The protest movement is the biggest challenge to Beijing’s rule since Hong Kong was returned by Britain in 1997, fueled by fears that China is choking the liberties and freedoms the city is meant to have under the handover deal.
More radical demonstrators have targeted businesses and people perceived to be pro-China. In a particularly shocking incident, a man was doused in a flammable liquid and set on fire during an argument with pro-democracy protesters.
Such attacks have been picked up by Chinese state media, which have described the pro-democracy protesters as “rioters.”
The nationalist tabloid Global Times described the situation as an “Escape Day.”

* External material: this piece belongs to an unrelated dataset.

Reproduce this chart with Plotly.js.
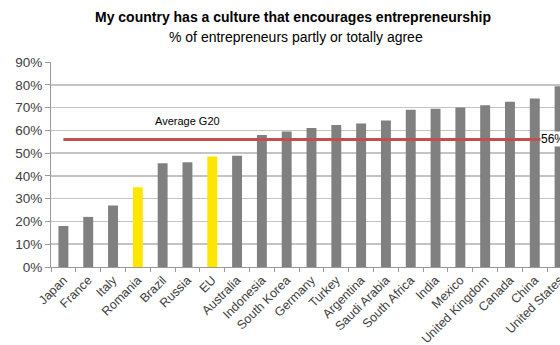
<!DOCTYPE html>
<html>
<head>
<meta charset="utf-8">
<script src="https://cdn.plot.ly/plotly-3.0.1.min.js"></script>
<style>
html,body{margin:0;padding:0;overflow:hidden;background:#fff;}
#chart{width:600px;height:345px;}
</style>
</head>
<body>
<div id="chart"></div>
<script>
const countries = ["Japan","France","Italy","Romania","Brazil","Russia","EU","Australia","Indonesia","South Korea","Germany","Turkey","Argentina","Saudi Arabia","South Africa","India","Mexico","United Kingdom","Canada","China","United States"];
const agreePct = [18,22,27,35,45.5,46,48.5,48.8,58,59.5,61,62.3,63,64.3,69,69.5,70,71,72.5,74,79.3];
const highlighted = ["Romania","EU"];
const averageG20 = 56;

const barColors = countries.map(c => highlighted.includes(c) ? "#FFE600" : "#808080");

const data = [
  {type:"bar", x:countries, y:agreePct, marker:{color:barColors}, hoverinfo:"x+y"},
  {type:"scatter", mode:"lines", x:countries, y:countries.map(()=>averageG20),
   line:{color:"#C0504D", width:3}, hoverinfo:"skip"}
];

// plot area: x 51..572 px, y 62..267 px
const px2x = p => (p - 51) / 521;
const px2y = p => (267 - p) / 205;

const layout = {
  width:600, height:345,
  margin:{l:51, r:28, t:62, b:78},
  paper_bgcolor:"#fff", plot_bgcolor:"#fff",
  showlegend:false,
  bargap:0.6,
  font:{family:"Liberation Sans, Arial, sans-serif", color:"#404040"},
  xaxis:{
    type:"category", tickangle:-45, tickson:"boundaries",
    ticks:"outside", ticklen:4, tickcolor:"#999",
    showline:true, linecolor:"#999", linewidth:1,
    showgrid:false, tickfont:{size:12.5, color:"#404040"},
    range:[-0.5, 20.5]
  },
  yaxis:{
    range:[0,90], dtick:10, ticksuffix:"%",
    ticks:"outside", ticklen:5, tickcolor:"#999",
    showline:true, linecolor:"#999", linewidth:1,
    gridcolor:"#c4c4c4", gridwidth:1.5, zeroline:false,
    tickfont:{size:13.5, color:"#404040"}
  },
  annotations:[
    {xref:"paper", yref:"paper", x:px2x(293), y:px2y(17), yanchor:"middle", xanchor:"center",
     text:"<b>My country has a culture that encourages entrepreneurship</b>", showarrow:false,
     font:{size:14, color:"#000"}},
    {xref:"paper", yref:"paper", x:px2x(296), y:px2y(37), yanchor:"middle", xanchor:"center",
     text:"% of entrepreneurs partly or totally agree", showarrow:false,
     font:{size:14, color:"#000"}},
    {xref:"x", yref:"y", x:"Russia", y:averageG20, yshift:10, yanchor:"bottom", xanchor:"center",
     text:"Average G20", showarrow:false, font:{size:11, color:"#000"}},
    {xref:"x", yref:"y", x:"China", xshift:5, y:averageG20, xanchor:"left", yanchor:"middle",
     text:averageG20+"%", showarrow:false, bgcolor:"#fff", borderpad:0,
     font:{size:12, color:"#000"}}
  ]
};

Plotly.newPlot("chart", data, layout, {displayModeBar:false, staticPlot:true});
</script>
</body>
</html>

“It’s hard to go to the campus, it’s risky,” said a Hong Kong University postgraduate student who gave his surname as Zhang.
“The atmosphere is pretty intense. I live in (a) student flat and so far it’s fine. But I’m afraid if anything happened, you can’t leave.”
Another mainland student who asked to remain anonymous said she recognized many other students at the West Kowloon high-speed railway station, which connects Hong Kong with Shenzhen and beyond.
“The atmosphere these days … makes me want to leave,” she said before departing for the mainland, referring to the “bad mood” the situation had caused among Chinese students.
The only thing that made her feel better was “going to McDonald’s.
“I can’t stand that,” she said. “So I finally left.”